In any case, the to-ing and fro-ing over my correct use of jurisdiction didn’t answer my question. I was wondering why it went to CLCC. I shall ask the claimant, as I am actually interested in the answer.
Thanks – I used to enjoy your blog…never commented before, and won’t again, given the reception, but next time you seek to correct someone, try ensuring you are correct.
Feel free to delete these comments – I won’t be back to read any of your further attempts at being, quite frankly, rude (as well as wrong).
LC. I am at a loss as to why you think this is a significant issue.
Jurisdiction of any county court is not limited to the district in which it is situated. That is why it makes no sense to use the word in the way that you are doing.
As to why the matter was in CLCC, this is also not a significant issue in any way shape or form. It is routine for Courts to transfer matters to other courts for hearing. It could well be something as simple as availability of a trial judge or listing slot.
I answered that question of yours in my first reply. So you did get an answer. I apologise for my snippy further response, but you simply ignored my first answer.

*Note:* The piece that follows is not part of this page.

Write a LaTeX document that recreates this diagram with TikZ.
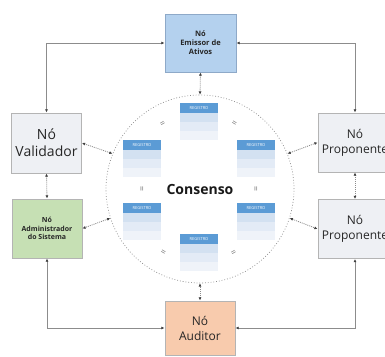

Which was and remains right.
Presumably the case was issued in WCC and then – since (as I understand it) it was listed for 3 days – was transferred to CLCC (as often happens if the case is listed for more than 1 day). But this is a non-issue!
It was transferred from Willesden to Central London because a witness was given permission to give evidence by video link from her home becasue of her age and poor health. Central London failed to arrange for the video link to be set up and tested so she had to come the greater distance by taxi!
all i can think is ‘blimey, i’m happy not to have been instructed by the LA!’. i mean, how can you make properly arguable submissions on the point without the use of doublethink or being a fully paid-up member of the 17th century?
As to the jurisdiction issue – WCC is a feeder court – CLCC is the designated Civil Trial Centre for the London region – Look at CPR Practice Direction 26 para.10.2.
Sorry, I missed John Beckley’s post.